There were 229 participants assigned both BFI and SAF fatigue items within the same survey. Among them, 51% (n=117) received the BFI item first and 49% (n=112) the SAF item first. No difference was seen between first and second fatigue scores (mean difference [first-second] = 0.00; 95%CI -0.18, 0.17). BFI and SAF fatigue scores were highly correlated (r=0.88, p<0.001) and showed 88.7% agreement in categorizing severe versus non-severe fatigue (score ≥ 7 versus < 7). Overall concordance in severity category was 73.4% (category [score range]: absent [0]; mild [1-3]; moderate [4-6]; severe [7-10]). Constructing the MPN-SAF TSS using the BFI and SAF fatigue components separately, the original and modified MPN-SAF TSS were nearly identical (r=0.997, p<0.001), and had equivalent internal consistency (both Cronbach’s alpha=0.88). The Bland-Altman plot further indicates the 2 fatigue measures have high agreement with no evidence of directional bias and negligible overall bias (Figure 1: regression slope = -0.04, p=0.25; mean difference=0.22; 95%CI 0.05, 0.39).

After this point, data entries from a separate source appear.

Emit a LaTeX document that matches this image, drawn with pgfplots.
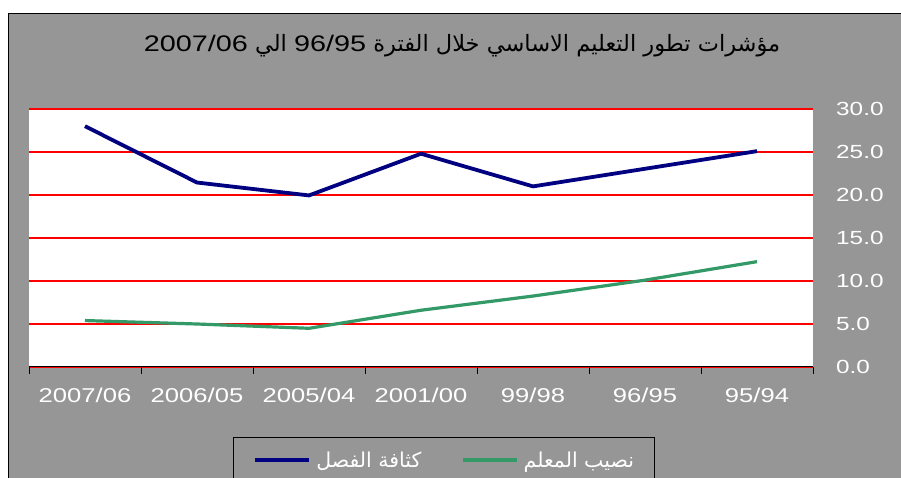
\documentclass[border=0pt]{standalone}
\usepackage{pgfplots}
\pgfplotsset{compat=1.18}
\usepackage{fontspec}
\setmainfont[FakeStretch=1.28]{Liberation Sans}
\newfontfamily\arabicfont[Script=Arabic]{DejaVu Sans}
\TeXXeTstate=1
\definecolor{bg}{RGB}{150,150,150}
\definecolor{navyc}{RGB}{0,0,128}
\definecolor{greenc}{RGB}{51,153,102}
\begin{document}
\begin{tikzpicture}[x=1pt,y=1pt]
\useasboundingbox (0,0) rectangle (901,478);
\fill[white] (0,0) rectangle (901,478);
\fill[bg] (8.5,0) rectangle (901,464.5);
\draw[black,line width=1.2pt] (8.5,0) -- (8.5,464.5) -- (902,464.5);
\node[anchor=base,inner sep=0pt] at (462,426) {\fontsize{22.5}{26}\selectfont\arabicfont\beginR مؤشرات تطور التعليم الاساسي خلال الفترة \beginL{\rmfamily 96/95}\endL{} الي \beginL{\rmfamily 2007/06}\endL\endR};
\begin{axis}[
  at={(29pt,111pt)}, anchor=south west,
  scale only axis, width=784pt, height=258pt,
  axis background/.style={fill=white},
  xmin=-0.5, xmax=6.5, ymin=0, ymax=30,
  axis x line*=bottom, axis y line*=right,
  y axis line style={draw=none},
  x axis line style={black, line width=1pt, -},
  xtick={0,...,6},
  xticklabels={2007/06,2006/05,2005/04,2001/00,99/98,96/95,95/94},
  minor xtick={-0.5,0.5,...,6.5},
  ytick={0,5,10,15,20,25,30},
  ymajorgrids, major grid style={draw=red, line width=1.6pt},
  major tick length=0pt, minor tick length=7pt, tick align=outside,
  tick style={black, line width=1pt},
  /pgf/number format/.cd, fixed, fixed zerofill, precision=1, assume math mode=true,
  /pgfplots/.cd,
  yticklabel style={anchor=west, inner sep=0pt, xshift=23pt, text=white, font=\fontsize{19}{22}\selectfont},
  xticklabel style={anchor=north, inner sep=0pt, yshift=-21pt, text=white, font=\fontsize{20}{23}\selectfont},
  legend columns=2,
  legend image code/.code={\draw[#1] (0pt,0pt) -- (54pt,0pt);},
  legend style={at={(0.2602,-0.2713)}, anchor=north west, draw=black, line width=1pt, fill=bg,
    inner xsep=20pt, inner ysep=14pt,
    nodes={inner sep=0pt, text=white, font=\fontsize{20.5}{24}\selectfont\arabicfont},
    /tikz/every odd column/.style={column sep=5pt},
    /tikz/every even column/.style={column sep=40pt}},
]
\addplot[navyc, line width=3.8pt, line join=round] coordinates {(0,28.0)(1,21.45)(2,19.95)(3,24.8)(4,21.0)(5,23.05)(6,25.1)};
\addlegendentry{\beginR كثافة الفصل\endR}
\addplot[greenc, line width=3.2pt, line join=round] coordinates {(0,5.4)(1,5.0)(2,4.5)(3,6.6)(4,8.25)(5,10.1)(6,12.25)};
\addlegendentry{\beginR نصيب المعلم\endR}
\draw[black, line width=1pt] (axis cs:-0.5,0) -- (axis cs:6.5,0);
\end{axis}
\end{tikzpicture}
\end{document}
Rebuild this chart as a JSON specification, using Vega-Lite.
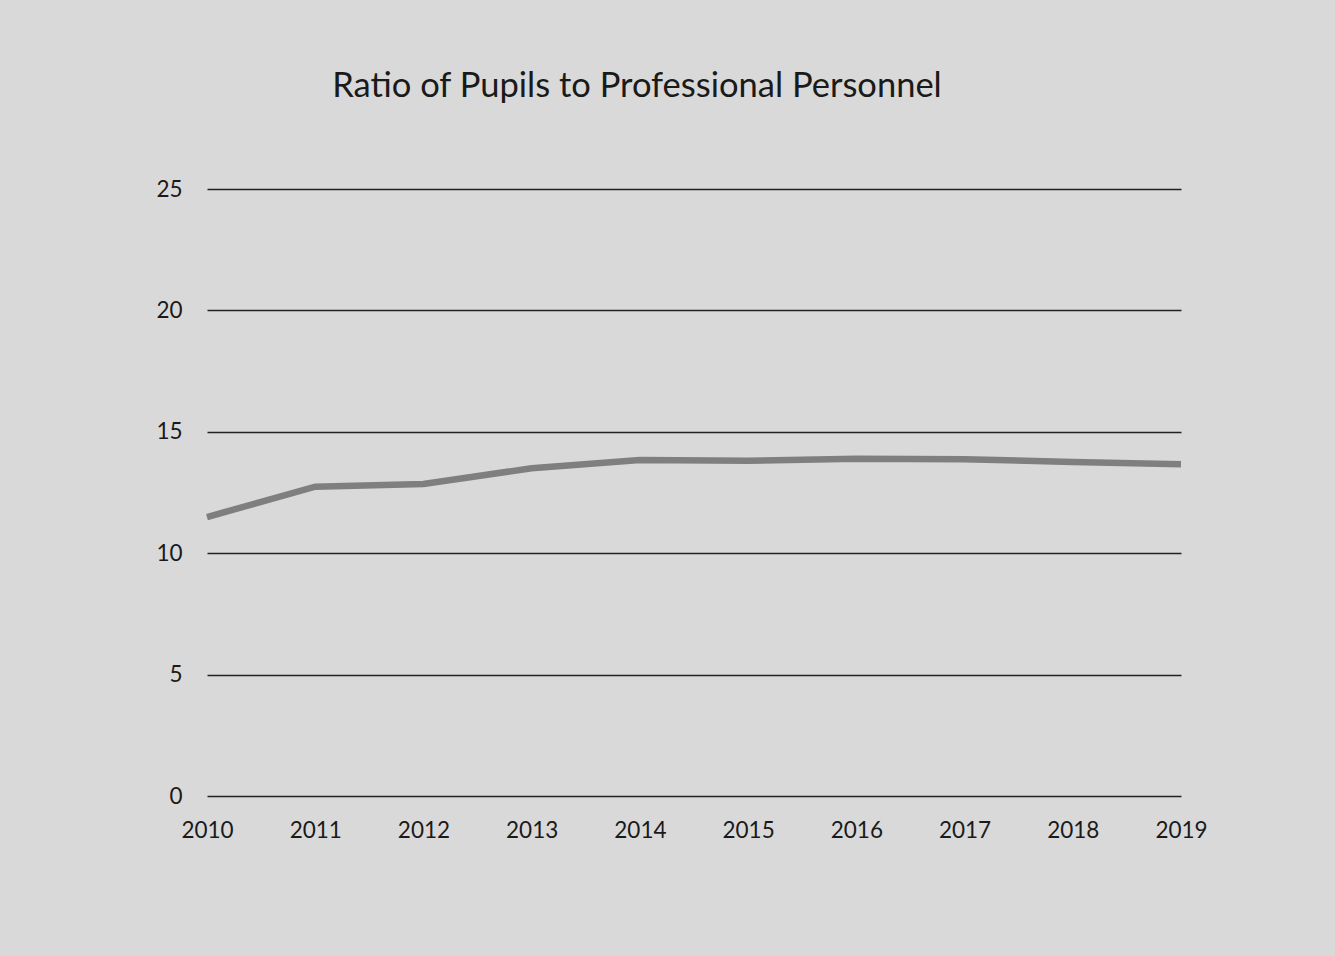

Within the COVID-19 survey (n=1217), the modified version of the MPN-SAF TSS was consistent with known correlates among disease characteristics (Emanuel R, et al. J Clin Oncol 2012). For example, more severe MPN-SAF TSS scores were highly correlated with low quality-of-life (n=1156, r = -0.50, p<0.001), and associated with those reporting spleen enlargement (n=301) versus not (n=617) (p<0.001; mean difference=7.7; 95%CI 5.4, 10.1).


The BFI and SAF fatigue items are highly consistent in raw score, severity category, and in contribution to the MPN-SAF TSS. There was no order effect seen in which fatigue item was asked first. The independent COVID-19 survey using the modified MPN-SAF TSS was validated and shows high internal consistent. In the ongoing development to capture the symptom experience, this analysis shows disease-related fatigue is equivalently measured using the SAF fatigue survey item in harmonization with the MFSAF v4.

Disclosures: Mesa: Bristol Myers Squibb: Research Funding; Genentech: Research Funding; LaJolla Pharmaceutical Company: Consultancy; Incyte: Research Funding; AbbVie: Research Funding; Samus Therapeutics: Research Funding; Novartis: Consultancy; Celgene: Research Funding; Sierra Oncology: Consultancy; Promedior: Research Funding; CTI BioPharma: Research Funding.